◆ Supplied data:
»»
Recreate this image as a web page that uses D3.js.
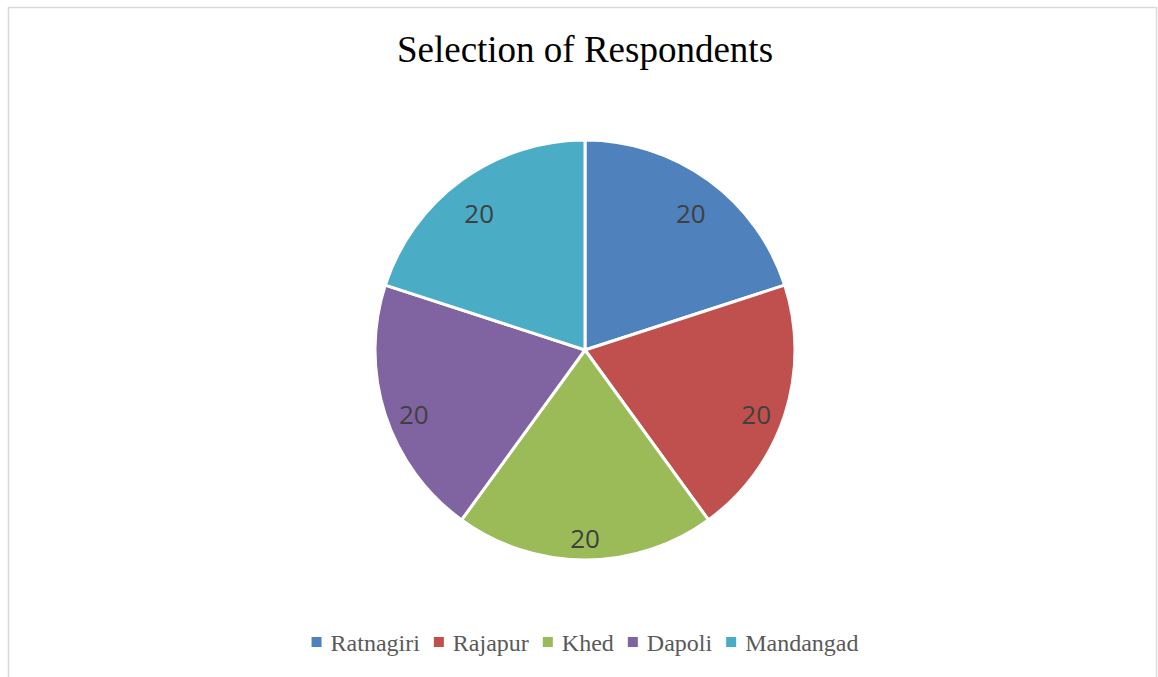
<!DOCTYPE html>
<html>
<head>
<meta charset="utf-8">
<script src="https://cdn.jsdelivr.net/npm/d3@7"></script>
<style>
  html, body { margin: 0; padding: 0; background: #fff; }
  svg { display: block; }
</style>
</head>
<body>
<svg id="chart" width="1158" height="677"></svg>
<script>
const categories = ["Ratnagiri", "Rajapur", "Khed", "Dapoli", "Mandangad"];
const values = [20, 20, 20, 20, 20];
const colors = ["#4F81BD", "#C0504D", "#9BBB59", "#8064A2", "#4BACC6"];
const title = "Selection of Respondents";

const svg = d3.select("#chart");
const W = 1158, H = 677;

// chart border
svg.append("rect")
  .attr("x", 8.5).attr("y", 7.5)
  .attr("width", W - 10).attr("height", H)
  .attr("fill", "#fff")
  .attr("stroke", "#d9d9d9").attr("stroke-width", 1.5);

// title
svg.append("text")
  .attr("x", 585).attr("y", 62)
  .attr("text-anchor", "middle")
  .attr("font-family", "'Liberation Serif', 'Times New Roman', serif")
  .attr("font-size", 37)
  .attr("fill", "#000")
  .text(title);

const data = categories.map((c, i) => ({ name: c, value: values[i], color: colors[i] }));
const cx = 585, cy = 350, R = 210;

const pie = d3.pie().sort(null).value(d => d.value);
const arc = d3.arc().innerRadius(0).outerRadius(R);
const labelArc = d3.arc().innerRadius(180).outerRadius(180);

const g = svg.append("g").attr("transform", `translate(${cx},${cy})`);
const arcs = pie(data);

g.selectAll("path.slice")
  .data(arcs)
  .join("path")
  .attr("class", "slice")
  .attr("d", arc)
  .attr("fill", d => d.data.color)
  .attr("stroke", "#fff")
  .attr("stroke-width", 3)
  .attr("stroke-linejoin", "round");

g.selectAll("text.lbl")
  .data(arcs)
  .join("text")
  .attr("class", "lbl")
  .attr("transform", d => { const c = labelArc.centroid(d); return `translate(${c[0]},${c[1] + 9})`; })
  .attr("text-anchor", "middle")
  .attr("dy", "0.36em")
  .attr("font-family", "'Open Sans', Calibri, sans-serif")
  .attr("font-size", 26)
  .attr("fill", "#404040")
  .text(d => d.data.value);

// legend
const legend = svg.append("g");
const fontSize = 24;
const markerSize = 10, markerGap = 9, itemGap = 14;
const items = legend.selectAll("g.item")
  .data(data)
  .join("g")
  .attr("class", "item");

items.append("rect")
  .attr("width", markerSize).attr("height", markerSize)
  .attr("y", -14)
  .attr("fill", d => d.color);

items.append("text")
  .attr("x", markerSize + markerGap)
  .attr("font-family", "'Liberation Serif', 'Times New Roman', serif")
  .attr("font-size", fontSize)
  .attr("fill", "#595959")
  .text(d => d.name);

let x = 0;
const widths = [];
items.each(function () {
  const w = this.querySelector("text").getComputedTextLength() + markerSize + markerGap;
  widths.push(w);
});
const total = d3.sum(widths) + itemGap * (widths.length - 1);
x = 585 - total / 2;
items.attr("transform", (d, i) => {
  const t = `translate(${x},651)`;
  x += widths[i] + itemGap;
  return t;
});
</script>
</body>
</html>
««
◆ Exercise task: Without the pictures, output the full listing exactly as it stands.

◆ Written reply:
Recreate this image as a web page that uses D3.js.
<!DOCTYPE html>
<html>
<head>
<meta charset="utf-8">
<script src="https://cdn.jsdelivr.net/npm/d3@7"></script>
<style>
  html, body { margin: 0; padding: 0; background: #fff; }
  svg { display: block; }
</style>
</head>
<body>
<svg id="chart" width="1158" height="677"></svg>
<script>
const categories = ["Ratnagiri", "Rajapur", "Khed", "Dapoli", "Mandangad"];
const values = [20, 20, 20, 20, 20];
const colors = ["#4F81BD", "#C0504D", "#9BBB59", "#8064A2", "#4BACC6"];
const title = "Selection of Respondents";

const svg = d3.select("#chart");
const W = 1158, H = 677;

// chart border
svg.append("rect")
  .attr("x", 8.5).attr("y", 7.5)
  .attr("width", W - 10).attr("height", H)
  .attr("fill", "#fff")
  .attr("stroke", "#d9d9d9").attr("stroke-width", 1.5);

// title
svg.append("text")
  .attr("x", 585).attr("y", 62)
  .attr("text-anchor", "middle")
  .attr("font-family", "'Liberation Serif', 'Times New Roman', serif")
  .attr("font-size", 37)
  .attr("fill", "#000")
  .text(title);

const data = categories.map((c, i) => ({ name: c, value: values[i], color: colors[i] }));
const cx = 585, cy = 350, R = 210;

const pie = d3.pie().sort(null).value(d => d.value);
const arc = d3.arc().innerRadius(0).outerRadius(R);
const labelArc = d3.arc().innerRadius(180).outerRadius(180);

const g = svg.append("g").attr("transform", `translate(${cx},${cy})`);
const arcs = pie(data);

g.selectAll("path.slice")
  .data(arcs)
  .join("path")
  .attr("class", "slice")
  .attr("d", arc)
  .attr("fill", d => d.data.color)
  .attr("stroke", "#fff")
  .attr("stroke-width", 3)
  .attr("stroke-linejoin", "round");

g.selectAll("text.lbl")
  .data(arcs)
  .join("text")
  .attr("class", "lbl")
  .attr("transform", d => { const c = labelArc.centroid(d); return `translate(${c[0]},${c[1] + 9})`; })
  .attr("text-anchor", "middle")
  .attr("dy", "0.36em")
  .attr("font-family", "'Open Sans', Calibri, sans-serif")
  .attr("font-size", 26)
  .attr("fill", "#404040")
  .text(d => d.data.value);

// legend
const legend = svg.append("g");
const fontSize = 24;
const markerSize = 10, markerGap = 9, itemGap = 14;
const items = legend.selectAll("g.item")
  .data(data)
  .join("g")
  .attr("class", "item");

items.append("rect")
  .attr("width", markerSize).attr("height", markerSize)
  .attr("y", -14)
  .attr("fill", d => d.color);

items.append("text")
  .attr("x", markerSize + markerGap)
  .attr("font-family", "'Liberation Serif', 'Times New Roman', serif")
  .attr("font-size", fontSize)
  .attr("fill", "#595959")
  .text(d => d.name);

let x = 0;
const widths = [];
items.each(function () {
  const w = this.querySelector("text").getComputedTextLength() + markerSize + markerGap;
  widths.push(w);
});
const total = d3.sum(widths) + itemGap * (widths.length - 1);
x = 585 - total / 2;
items.attr("transform", (d, i) => {
  const t = `translate(${x},651)`;
  x += widths[i] + itemGap;
  return t;
});
</script>
</body>
</html>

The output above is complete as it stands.